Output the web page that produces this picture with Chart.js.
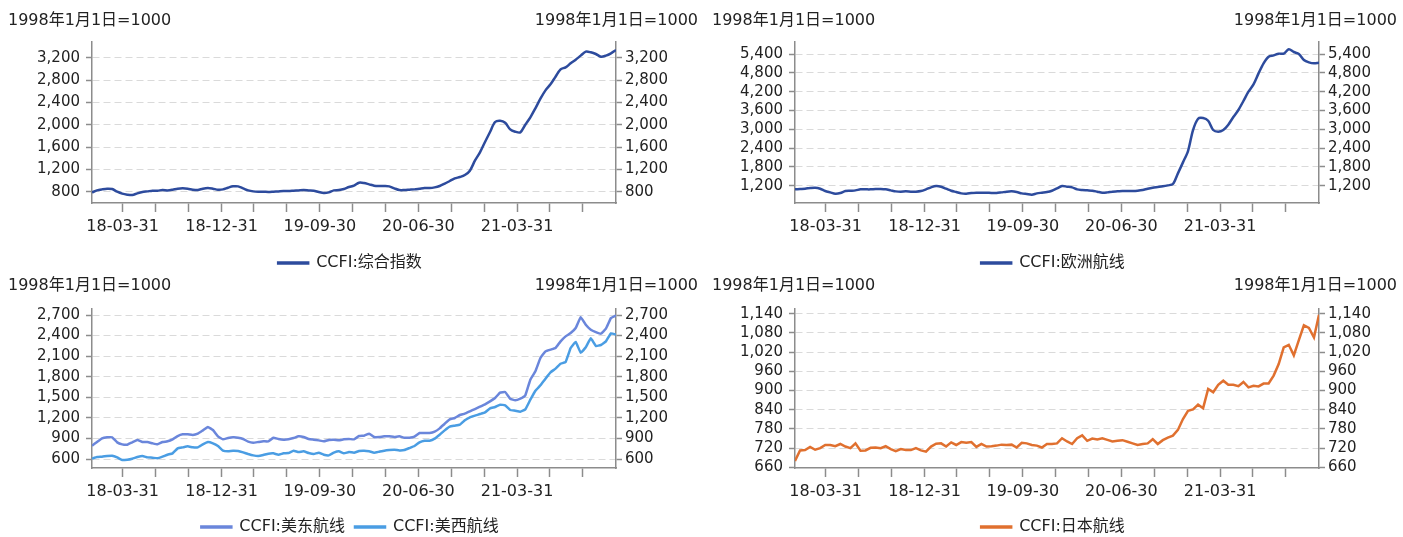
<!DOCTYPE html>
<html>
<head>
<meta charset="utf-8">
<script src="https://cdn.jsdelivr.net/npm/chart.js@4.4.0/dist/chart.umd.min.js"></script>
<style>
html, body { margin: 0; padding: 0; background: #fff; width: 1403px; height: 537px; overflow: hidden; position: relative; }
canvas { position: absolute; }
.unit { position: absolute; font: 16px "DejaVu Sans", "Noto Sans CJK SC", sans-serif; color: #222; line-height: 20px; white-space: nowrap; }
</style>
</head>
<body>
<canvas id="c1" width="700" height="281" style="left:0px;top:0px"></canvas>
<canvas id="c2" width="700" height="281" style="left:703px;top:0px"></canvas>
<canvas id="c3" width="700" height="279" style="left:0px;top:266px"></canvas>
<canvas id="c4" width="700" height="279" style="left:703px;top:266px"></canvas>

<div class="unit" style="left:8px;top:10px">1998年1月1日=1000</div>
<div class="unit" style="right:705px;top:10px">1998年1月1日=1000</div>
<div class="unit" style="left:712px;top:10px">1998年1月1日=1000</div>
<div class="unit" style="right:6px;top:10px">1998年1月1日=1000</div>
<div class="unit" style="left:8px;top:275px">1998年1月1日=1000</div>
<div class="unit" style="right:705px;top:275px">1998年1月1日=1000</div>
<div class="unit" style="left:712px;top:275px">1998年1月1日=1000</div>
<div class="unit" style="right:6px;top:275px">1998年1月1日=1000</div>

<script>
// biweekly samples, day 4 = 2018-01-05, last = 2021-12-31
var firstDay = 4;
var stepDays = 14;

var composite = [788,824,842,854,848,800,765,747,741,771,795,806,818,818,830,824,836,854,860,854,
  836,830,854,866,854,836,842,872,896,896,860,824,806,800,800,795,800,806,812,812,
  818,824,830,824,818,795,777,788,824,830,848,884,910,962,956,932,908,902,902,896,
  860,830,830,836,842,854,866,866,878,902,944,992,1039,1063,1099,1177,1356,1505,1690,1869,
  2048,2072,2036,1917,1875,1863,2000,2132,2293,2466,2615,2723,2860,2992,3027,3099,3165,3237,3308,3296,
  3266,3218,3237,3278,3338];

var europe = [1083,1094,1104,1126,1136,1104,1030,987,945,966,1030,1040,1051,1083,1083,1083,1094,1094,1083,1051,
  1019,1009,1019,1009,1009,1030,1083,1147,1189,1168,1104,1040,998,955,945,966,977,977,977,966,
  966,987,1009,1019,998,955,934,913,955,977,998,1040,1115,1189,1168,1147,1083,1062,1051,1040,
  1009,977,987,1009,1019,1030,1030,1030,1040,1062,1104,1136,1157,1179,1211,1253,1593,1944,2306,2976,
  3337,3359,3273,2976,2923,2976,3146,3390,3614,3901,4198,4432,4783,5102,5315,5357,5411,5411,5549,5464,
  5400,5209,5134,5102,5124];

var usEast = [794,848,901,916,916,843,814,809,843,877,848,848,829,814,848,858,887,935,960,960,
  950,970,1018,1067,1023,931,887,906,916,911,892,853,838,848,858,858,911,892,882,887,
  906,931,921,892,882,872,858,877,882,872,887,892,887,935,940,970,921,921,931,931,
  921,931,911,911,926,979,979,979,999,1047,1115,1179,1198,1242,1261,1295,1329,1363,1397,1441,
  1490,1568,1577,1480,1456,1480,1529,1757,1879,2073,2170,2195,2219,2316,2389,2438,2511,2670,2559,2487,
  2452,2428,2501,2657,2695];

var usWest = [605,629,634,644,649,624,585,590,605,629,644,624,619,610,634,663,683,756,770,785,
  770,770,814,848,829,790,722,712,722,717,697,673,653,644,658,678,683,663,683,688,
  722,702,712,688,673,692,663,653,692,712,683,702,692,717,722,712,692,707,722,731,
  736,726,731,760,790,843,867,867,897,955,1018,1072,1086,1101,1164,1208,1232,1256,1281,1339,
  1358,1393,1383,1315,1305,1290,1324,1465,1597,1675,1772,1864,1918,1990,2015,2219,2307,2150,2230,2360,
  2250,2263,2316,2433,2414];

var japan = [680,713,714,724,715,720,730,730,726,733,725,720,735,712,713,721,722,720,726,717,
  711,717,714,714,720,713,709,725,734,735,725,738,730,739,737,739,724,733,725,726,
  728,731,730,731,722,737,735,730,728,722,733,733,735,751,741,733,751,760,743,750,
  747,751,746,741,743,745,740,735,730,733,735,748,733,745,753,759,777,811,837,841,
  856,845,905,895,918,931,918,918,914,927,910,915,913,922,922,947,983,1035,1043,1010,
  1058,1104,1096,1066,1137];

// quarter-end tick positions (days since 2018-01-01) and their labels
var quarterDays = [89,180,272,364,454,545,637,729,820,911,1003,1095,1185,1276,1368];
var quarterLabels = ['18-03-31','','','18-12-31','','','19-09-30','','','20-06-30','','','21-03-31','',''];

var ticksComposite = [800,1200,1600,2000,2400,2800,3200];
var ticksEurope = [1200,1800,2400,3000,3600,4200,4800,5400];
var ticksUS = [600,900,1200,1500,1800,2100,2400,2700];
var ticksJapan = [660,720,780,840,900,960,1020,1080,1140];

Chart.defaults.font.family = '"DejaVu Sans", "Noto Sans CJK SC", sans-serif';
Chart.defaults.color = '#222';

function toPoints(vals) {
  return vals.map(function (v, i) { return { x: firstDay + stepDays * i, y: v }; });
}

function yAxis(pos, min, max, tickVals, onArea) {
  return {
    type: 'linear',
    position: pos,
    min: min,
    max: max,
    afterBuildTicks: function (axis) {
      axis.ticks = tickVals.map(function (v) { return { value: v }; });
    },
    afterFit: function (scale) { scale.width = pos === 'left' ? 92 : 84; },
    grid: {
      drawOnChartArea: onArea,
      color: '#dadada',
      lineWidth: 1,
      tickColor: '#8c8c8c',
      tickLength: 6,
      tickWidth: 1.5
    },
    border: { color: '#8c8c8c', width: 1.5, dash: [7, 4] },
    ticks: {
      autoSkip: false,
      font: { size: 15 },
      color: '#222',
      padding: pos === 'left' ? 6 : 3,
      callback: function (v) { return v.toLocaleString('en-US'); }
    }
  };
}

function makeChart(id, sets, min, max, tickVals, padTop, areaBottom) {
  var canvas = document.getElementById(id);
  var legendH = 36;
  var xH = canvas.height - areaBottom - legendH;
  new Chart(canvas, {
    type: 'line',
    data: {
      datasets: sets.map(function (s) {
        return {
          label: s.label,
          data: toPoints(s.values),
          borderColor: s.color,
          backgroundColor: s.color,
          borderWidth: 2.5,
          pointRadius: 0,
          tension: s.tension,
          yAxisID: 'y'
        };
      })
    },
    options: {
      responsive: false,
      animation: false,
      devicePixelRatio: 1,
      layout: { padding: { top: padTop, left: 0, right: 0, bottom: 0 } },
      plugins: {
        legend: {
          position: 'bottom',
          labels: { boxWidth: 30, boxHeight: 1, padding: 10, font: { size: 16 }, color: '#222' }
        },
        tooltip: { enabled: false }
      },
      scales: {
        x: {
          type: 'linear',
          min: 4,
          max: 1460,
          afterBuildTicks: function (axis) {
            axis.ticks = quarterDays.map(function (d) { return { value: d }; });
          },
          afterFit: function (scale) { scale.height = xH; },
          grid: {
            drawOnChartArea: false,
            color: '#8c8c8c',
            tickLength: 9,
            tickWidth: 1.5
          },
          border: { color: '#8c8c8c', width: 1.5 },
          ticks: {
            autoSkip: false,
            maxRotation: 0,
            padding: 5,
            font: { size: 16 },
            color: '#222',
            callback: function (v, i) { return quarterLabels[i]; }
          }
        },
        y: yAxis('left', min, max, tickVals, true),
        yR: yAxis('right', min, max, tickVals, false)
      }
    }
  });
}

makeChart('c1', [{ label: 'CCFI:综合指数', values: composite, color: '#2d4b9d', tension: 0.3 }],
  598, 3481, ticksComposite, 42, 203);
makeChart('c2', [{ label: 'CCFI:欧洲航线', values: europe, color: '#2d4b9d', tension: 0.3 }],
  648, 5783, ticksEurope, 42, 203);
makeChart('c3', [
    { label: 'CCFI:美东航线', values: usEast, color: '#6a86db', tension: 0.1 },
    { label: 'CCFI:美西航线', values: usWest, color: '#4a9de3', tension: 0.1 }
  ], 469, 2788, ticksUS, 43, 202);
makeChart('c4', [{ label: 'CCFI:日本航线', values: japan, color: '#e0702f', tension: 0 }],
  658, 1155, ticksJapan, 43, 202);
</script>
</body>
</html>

+--

▶ **PROBLEM DETAILS**:
Exactly as they appear, print the lines of the listing above from its first line through the line that contains "var stepDays = 14;", minus the pictures.

▶ **EXERCISE RESULT**:
Output the web page that produces this picture with Chart.js.
<!DOCTYPE html>
<html>
<head>
<meta charset="utf-8">
<script src="https://cdn.jsdelivr.net/npm/chart.js@4.4.0/dist/chart.umd.min.js"></script>
<style>
html, body { margin: 0; padding: 0; background: #fff; width: 1403px; height: 537px; overflow: hidden; position: relative; }
canvas { position: absolute; }
.unit { position: absolute; font: 16px "DejaVu Sans", "Noto Sans CJK SC", sans-serif; color: #222; line-height: 20px; white-space: nowrap; }
</style>
</head>
<body>
<canvas id="c1" width="700" height="281" style="left:0px;top:0px"></canvas>
<canvas id="c2" width="700" height="281" style="left:703px;top:0px"></canvas>
<canvas id="c3" width="700" height="279" style="left:0px;top:266px"></canvas>
<canvas id="c4" width="700" height="279" style="left:703px;top:266px"></canvas>

<div class="unit" style="left:8px;top:10px">1998年1月1日=1000</div>
<div class="unit" style="right:705px;top:10px">1998年1月1日=1000</div>
<div class="unit" style="left:712px;top:10px">1998年1月1日=1000</div>
<div class="unit" style="right:6px;top:10px">1998年1月1日=1000</div>
<div class="unit" style="left:8px;top:275px">1998年1月1日=1000</div>
<div class="unit" style="right:705px;top:275px">1998年1月1日=1000</div>
<div class="unit" style="left:712px;top:275px">1998年1月1日=1000</div>
<div class="unit" style="right:6px;top:275px">1998年1月1日=1000</div>

<script>
// biweekly samples, day 4 = 2018-01-05, last = 2021-12-31
var firstDay = 4;
var stepDays = 14;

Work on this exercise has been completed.